L’ulteriore peggioramento dell’economia, abbinato alla scarsa credibilità delle previsioni governative, fanno temere che anche per quest’anno  il superamento del 3% dell’indebitamento rispetto al Pil sarà più che probabile.

E mentre Francia e Spagna, così come altri paesi europei, non si stanno sicuramente strappando i capelli per il fatto che la Commissione Europea ha ritardato di due anni la chiusura della procedura di infrazione per deficit eccessivo nei loro confronti, il Governo italiano, non si sa bene per quale motivo, gioisce.

Nel 2013, con il Pil ancora in caduta, la disoccupazione in aumento, oltre 80 miliardi di euro di spesa per interessi, 63  miliardi di euro di maggior debito pubblico e 45 miliardi di euro di disavanzo, c’è ben poco da stare allegri.

Il ministro dell’Economia Saccomanni, già direttore generale della Banca d’Italia, e il ministro del Welfare Giovannini, già presidente dell’Istat, sanno bene che le esangui casse dello Stato non concedono margini di manovra, né “tesoretti” da poter spendere.

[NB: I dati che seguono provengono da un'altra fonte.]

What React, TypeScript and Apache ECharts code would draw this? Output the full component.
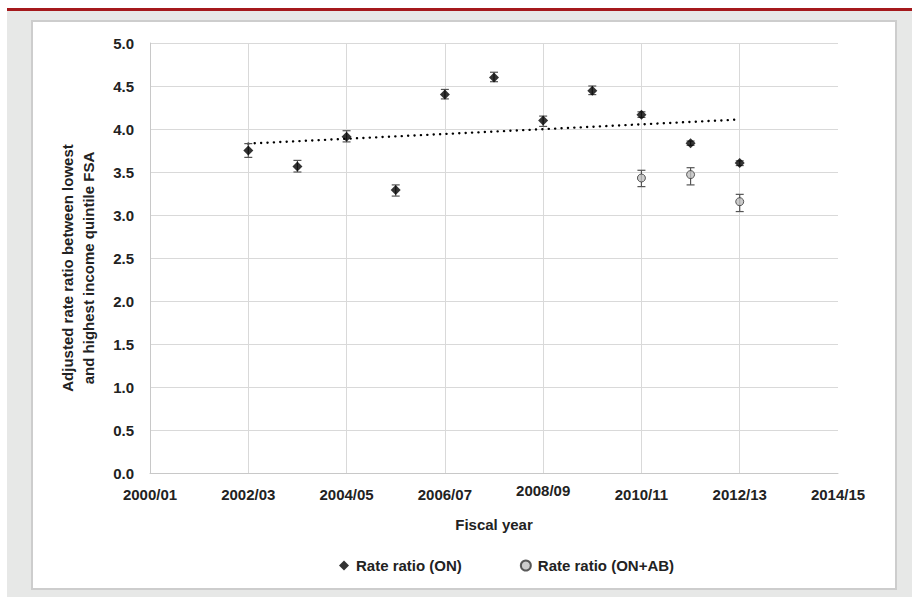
import React, { useEffect, useRef } from "react";
import * as echarts from "echarts";

// ---- Data ----
const xTickValues = [2000, 2002, 2004, 2006, 2008, 2010, 2012, 2014];
const xTickLabels = ["2000/01", "2002/03", "2004/05", "2006/07", "2008/09", "2010/11", "2012/13", "2014/15"];

const onYears = [2002, 2003, 2004, 2005, 2006, 2007, 2008, 2009, 2010, 2011, 2012];
const onValues = [3.75, 3.565, 3.91, 3.29, 4.40, 4.60, 4.10, 4.445, 4.165, 3.835, 3.605];
const onLow = [3.67, 3.50, 3.85, 3.22, 4.35, 4.55, 4.03, 4.40, 4.135, 3.81, 3.575];
const onHigh = [3.83, 3.635, 3.98, 3.35, 4.46, 4.66, 4.15, 4.50, 4.20, 3.86, 3.63];

const abYears = [2010, 2011, 2012];
const abValues = [3.43, 3.47, 3.155];
const abLow = [3.33, 3.35, 3.04];
const abHigh = [3.52, 3.55, 3.24];

const trendYears = [2002, 2012];
const trendValues = [3.83, 4.11];

const FONT = "'Liberation Sans', Arial, sans-serif";

export default function App() {
  const ref = useRef<HTMLDivElement>(null);

  useEffect(() => {
    document.body.style.margin = "0";
    if (!ref.current) return;
    const chart = echarts.init(ref.current, null, { renderer: "svg" });

    const errRender = (params: any, api: any) => {
      const x = api.value(0);
      const lo = api.coord([x, api.value(1)]);
      const hi = api.coord([x, api.value(2)]);
      const cap = 4;
      const style = { stroke: "#555555", lineWidth: 1.2 };
      return {
        type: "group",
        children: [
          { type: "line", shape: { x1: lo[0], y1: lo[1], x2: hi[0], y2: hi[1] }, style },
          { type: "line", shape: { x1: lo[0] - cap, y1: lo[1], x2: lo[0] + cap, y2: lo[1] }, style },
          { type: "line", shape: { x1: hi[0] - cap, y1: hi[1], x2: hi[0] + cap, y2: hi[1] }, style },
        ],
      };
    };

    const option: any = {
      animation: false,
      backgroundColor: "#ffffff",
      graphic: [
        { type: "rect", z: -10, shape: { x: 7, y: 11, width: 905, height: 586 }, style: { fill: "#e7e8e7" } },
        { type: "rect", z: -10, shape: { x: 7, y: 8, width: 905, height: 3 }, style: { fill: "#a5191c" } },
        { type: "rect", z: -9, shape: { x: 32, y: 21, width: 864, height: 568 }, style: { fill: "#ffffff", stroke: "#cdcdcd", lineWidth: 2 } },
        {
          type: "text",
          x: 78,
          y: 268,
          rotation: Math.PI / 2,
          style: {
            text: "Adjusted rate ratio between lowest\nand highest income quintile FSA",
            font: `bold 15px ${FONT}`,
            fill: "#222222",
            align: "center",
            verticalAlign: "middle",
            lineHeight: 21,
          },
        },
      ],
      grid: { left: 150, top: 43, width: 688, height: 430, containLabel: false },
      legend: {
        data: [
          { name: "Rate ratio (ON)", icon: "diamond" },
          { name: "Rate ratio (ON+AB)", icon: "circle" },
        ],
        left: 334,
        top: 553,
        itemWidth: 10,
        itemHeight: 10,
        itemGap: 58,
        textStyle: { fontFamily: FONT, fontWeight: "bold", fontSize: 15, color: "#222222", padding: [0, 0, 0, 2] },
      },
      xAxis: {
        type: "value",
        min: 2000,
        max: 2014,
        interval: 2,
        name: "Fiscal year",
        nameLocation: "middle",
        nameGap: 44,
        nameTextStyle: { fontFamily: FONT, fontWeight: "bold", fontSize: 15, color: "#222222" },
        axisLine: { show: true, lineStyle: { color: "#c8c8c8", width: 1 } },
        axisTick: { show: false },
        axisLabel: {
          margin: 10,
          fontFamily: FONT,
          fontWeight: "bold",
          fontSize: 15,
          color: "#222222",
          formatter: (v: number) => {
            const label = xTickLabels[xTickValues.indexOf(v)] ?? "";
            return v === 2008 ? `{u|${label}}` : `{n|${label}}`;
          },
          rich: {
            n: { fontFamily: FONT, fontWeight: "bold", fontSize: 15, color: "#222222", padding: [4, 0, 0, 0] },
            u: { fontFamily: FONT, fontWeight: "bold", fontSize: 15, color: "#222222", padding: [0, 0, 4, 0] },
          },
        },
        splitLine: { show: true, showMaxLine: false, lineStyle: { color: "#d9d9d9", width: 1 } },
      },
      yAxis: {
        type: "value",
        min: 0,
        max: 5,
        interval: 0.5,
        axisLine: { show: true, lineStyle: { color: "#c8c8c8", width: 1 } },
        axisTick: { show: false },
        axisLabel: {
          margin: 16,
          fontFamily: FONT,
          fontWeight: "bold",
          fontSize: 15,
          color: "#222222",
          formatter: (v: number) => v.toFixed(1),
        },
        splitLine: { show: true, lineStyle: { color: "#d9d9d9", width: 1 } },
      },
      series: [
        {
          name: "trend",
          type: "line",
          data: trendYears.map((y, i) => [y, trendValues[i]]),
          symbol: "none",
          lineStyle: { color: "#000000", width: 2.4, type: [0.1, 6.3], cap: "round" },
          z: 3,
        },
        {
          name: "errON",
          type: "custom",
          renderItem: errRender,
          data: onYears.map((y, i) => [y, onLow[i], onHigh[i]]),
          z: 4,
        },
        {
          name: "errAB",
          type: "custom",
          renderItem: errRender,
          data: abYears.map((y, i) => [y, abLow[i], abHigh[i]]),
          z: 4,
        },
        {
          name: "Rate ratio (ON)",
          type: "scatter",
          symbol: "diamond",
          symbolSize: 10,
          itemStyle: { color: "#000000" },
          data: onYears.map((y, i) => [y, onValues[i]]),
          z: 5,
        },
        {
          name: "Rate ratio (ON+AB)",
          type: "scatter",
          symbol: "circle",
          symbolSize: 8,
          itemStyle: { color: "#bfbfbf", borderColor: "#333333", borderWidth: 1 },
          data: abYears.map((y, i) => [y, abValues[i]]),
          z: 5,
        },
      ],
    };

    chart.setOption(option);
    return () => chart.dispose();
  }, []);

  return <div ref={ref} style={{ width: 912, height: 597 }} />;
}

Tanto più che la Commissione Europea ha tenuto a precisare che se entro la fine di agosto non si effettua una riforma dell’imposizione fiscale sul patrimonio immobiliare con effetti neutri sul bilancio, la rata sospesa dell’Imu sulla prima casa dovrà essere versata entro il 16 settembre. E per molti italiani, fin da adesso, si prospetta un brutto rientro dalle ferie estive.